McCain strength normally is with moderates and independents and I think Obama will eat into this since he is much more appealing, though on a more vapid level.

I hope McCain runs a very strong campaign and that he realizes it will be no cakewalk since he has to defeat both the media and Obama who is drawing crowds. He needs to unite the base and I hope he talks about Obama the same way he did in the letter he wrote him two years ago.
http://austinbay.net/blog/?p=890

B-Daddy said...

KT Cat,
I thought McCain's speech last night was much better than Obama's. But I heard Chris Matthews and that bespectacled dufus, (Olberman maybe) whose name eludes me on MSNBC, talking about how much better Obama's speech was. I am at a loss. I know I really liked a speech when I can remember significant portions of it. All I remember from Obama is "hope" and "yes we can." From memory, McCain: "I seek the presidency not from a belief that destiny has called me to save my country. But rather, I seek the presidency to serve, because my country first saved me." You know it's true and you know he means it. That's what makes it powerful.

Rose said...

Obama's starting to sound like a southern precher.

But don't rule out that rock star thing. It's how we ended up with our DA - same kind of message - he was for "change." He said nothing specific. People saw in him what they wanted to see in a politician, which created a beautiful facade on an empty core. And the people worshipped their creation. It's Chancy Gardner x1000.

We're paying the price for it. And that's what scares me about Obama.

K T Cat said...

I understand Obama's magnetism, but how many people will it sell? First off, as long as Rush and Sean Hannity and Laura Ingraham deflate their egos a bit, I think it will be safe to say that Obama won't pull in any Republican votes. That leaves, say, 60% of the country. Out of that 60%, don't you think you'll find 11% who are concerned about substance and not style? That's what I'm betting on.

Jeff Miller said...

The differences in the speech probably fall along the famous JFK/Nixon speech where those who heard it on the radio thought Nixon won and those who saw it on TV thought JFK won.

This just makes might point that there is so much vapidness in politics today that people can make decision based on nothing really substantive. Like the now famous Fox news piece where 22 Obama supporters were asked what he had done that they liked and they had to cue the crickets because not one of them could think of anything.

Kelly the little black dog said...

With all due respect to McCain, it would be a serious blunder for him to underestimate the support for Obama. I agree with Jeff, its going to come down to the kind of campaign they both run, but also what happens in the world over the next nine months. People care more about the economy now than national security. If it flips back, McCain definitely has the leg up, otherwise, for now at least, its neck and neck.

K T Cat said...

22 Obama supporters were asked what he had done that they liked and they had to cue the crickets because not one of them could think of anything.

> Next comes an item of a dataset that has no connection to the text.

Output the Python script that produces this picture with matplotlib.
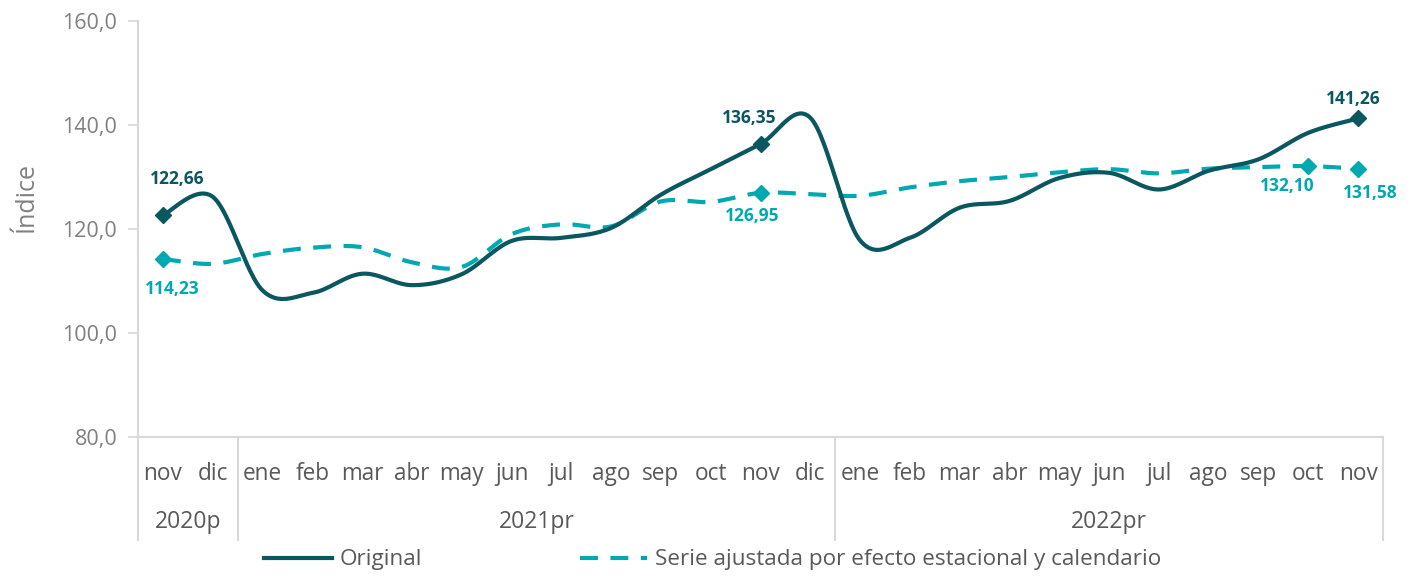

Obama is so extreme in this regard that I can't see him managing to win. How far can you drive on an empty tank?

Jeff Miller said...

Well he has driven on that empty tank far enough to pull in front of Hillary.

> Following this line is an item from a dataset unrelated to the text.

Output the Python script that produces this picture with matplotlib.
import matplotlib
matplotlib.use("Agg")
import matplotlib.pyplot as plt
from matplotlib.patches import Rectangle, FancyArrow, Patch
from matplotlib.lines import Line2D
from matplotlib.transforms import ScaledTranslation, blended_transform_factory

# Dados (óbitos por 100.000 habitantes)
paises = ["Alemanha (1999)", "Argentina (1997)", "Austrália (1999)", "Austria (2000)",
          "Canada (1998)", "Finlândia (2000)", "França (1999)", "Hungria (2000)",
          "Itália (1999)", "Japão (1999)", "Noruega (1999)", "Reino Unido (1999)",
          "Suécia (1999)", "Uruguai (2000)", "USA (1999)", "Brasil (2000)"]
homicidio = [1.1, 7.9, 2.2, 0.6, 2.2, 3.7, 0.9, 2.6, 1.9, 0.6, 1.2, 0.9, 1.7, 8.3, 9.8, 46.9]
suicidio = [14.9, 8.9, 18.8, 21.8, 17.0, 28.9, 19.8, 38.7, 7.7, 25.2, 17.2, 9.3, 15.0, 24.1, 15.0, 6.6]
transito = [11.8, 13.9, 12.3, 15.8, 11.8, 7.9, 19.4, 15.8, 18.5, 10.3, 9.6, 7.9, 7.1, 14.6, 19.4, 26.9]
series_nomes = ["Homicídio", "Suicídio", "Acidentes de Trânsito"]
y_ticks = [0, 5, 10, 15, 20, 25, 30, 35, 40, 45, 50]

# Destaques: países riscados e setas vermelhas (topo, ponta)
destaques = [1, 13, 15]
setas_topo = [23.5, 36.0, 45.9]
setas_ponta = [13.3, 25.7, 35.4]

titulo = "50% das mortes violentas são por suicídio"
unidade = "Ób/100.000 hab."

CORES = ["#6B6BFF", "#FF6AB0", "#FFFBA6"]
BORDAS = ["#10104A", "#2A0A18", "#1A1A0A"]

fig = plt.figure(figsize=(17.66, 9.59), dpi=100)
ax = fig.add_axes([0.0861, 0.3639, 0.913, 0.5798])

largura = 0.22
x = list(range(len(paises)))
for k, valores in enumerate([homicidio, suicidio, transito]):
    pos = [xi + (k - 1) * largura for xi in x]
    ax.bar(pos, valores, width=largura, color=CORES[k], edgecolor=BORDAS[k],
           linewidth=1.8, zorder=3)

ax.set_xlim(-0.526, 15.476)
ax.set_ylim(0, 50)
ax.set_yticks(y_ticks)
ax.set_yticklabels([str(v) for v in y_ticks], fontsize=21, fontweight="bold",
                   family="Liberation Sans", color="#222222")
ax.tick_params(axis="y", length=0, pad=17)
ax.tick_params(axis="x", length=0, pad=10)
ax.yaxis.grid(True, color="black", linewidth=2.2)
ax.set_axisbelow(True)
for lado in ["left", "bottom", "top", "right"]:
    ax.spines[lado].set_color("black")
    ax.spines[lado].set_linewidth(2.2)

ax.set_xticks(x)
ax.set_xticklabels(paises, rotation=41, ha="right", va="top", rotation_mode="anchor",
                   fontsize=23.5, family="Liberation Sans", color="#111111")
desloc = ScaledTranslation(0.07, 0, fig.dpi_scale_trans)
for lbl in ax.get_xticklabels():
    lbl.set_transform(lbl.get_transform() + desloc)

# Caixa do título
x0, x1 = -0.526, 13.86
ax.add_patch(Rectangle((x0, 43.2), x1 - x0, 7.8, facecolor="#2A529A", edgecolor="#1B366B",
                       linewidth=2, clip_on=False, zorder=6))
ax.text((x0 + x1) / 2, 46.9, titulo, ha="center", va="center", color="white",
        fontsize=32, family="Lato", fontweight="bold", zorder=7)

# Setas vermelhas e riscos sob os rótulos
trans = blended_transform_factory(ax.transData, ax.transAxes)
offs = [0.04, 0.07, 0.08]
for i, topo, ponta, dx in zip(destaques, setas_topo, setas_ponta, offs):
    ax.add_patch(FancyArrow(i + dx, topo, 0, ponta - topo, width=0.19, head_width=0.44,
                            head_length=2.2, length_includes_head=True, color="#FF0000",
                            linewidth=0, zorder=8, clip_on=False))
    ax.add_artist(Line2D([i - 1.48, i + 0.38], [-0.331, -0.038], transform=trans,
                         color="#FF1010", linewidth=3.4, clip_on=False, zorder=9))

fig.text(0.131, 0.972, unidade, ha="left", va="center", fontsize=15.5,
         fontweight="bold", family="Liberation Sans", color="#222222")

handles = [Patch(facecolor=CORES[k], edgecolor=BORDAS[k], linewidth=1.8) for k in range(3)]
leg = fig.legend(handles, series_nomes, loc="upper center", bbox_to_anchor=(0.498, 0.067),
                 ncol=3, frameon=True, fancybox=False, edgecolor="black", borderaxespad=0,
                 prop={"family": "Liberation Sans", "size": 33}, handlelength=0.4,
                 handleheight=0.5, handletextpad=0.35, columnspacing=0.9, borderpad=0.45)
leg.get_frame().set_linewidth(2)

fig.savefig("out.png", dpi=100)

Never underestimate the shallowness of some voters.

Dean said...

B-Daddy, Olberman and the man who goes weak in the knees at the very sight of the "rock star"... consider the sources.

McCain's speech was inspired.

KT, you've been linked and all you commenters have been "soft-linked" if there is such a term.

Anonymous said...

Blogger Jeff Miller said...

Well he has driven on that empty tank far enough to pull in front of Hillary.

Never underestimate the shallowness of some voters.


I think you mean "the majority of voters."

Ohioan@Heart said...

Jeff has it right.

"No one has ever gone broke underestimating the intelligence of the American public" - HL Mencken

That's what can win it for Obama.

Anonymous said...

"There's a sucker born every minute" P T Barnum

That's why McCain has a fighting chance.

Anonymous said...

Just heard Obama wrote the Global Poverty Act. Not only do the Rich have their money given to the poor in this country, Obama wants to give their money to every poor person in the world.

K T Cat said...

The Global Poverty Act is well-named. It will make us all poor.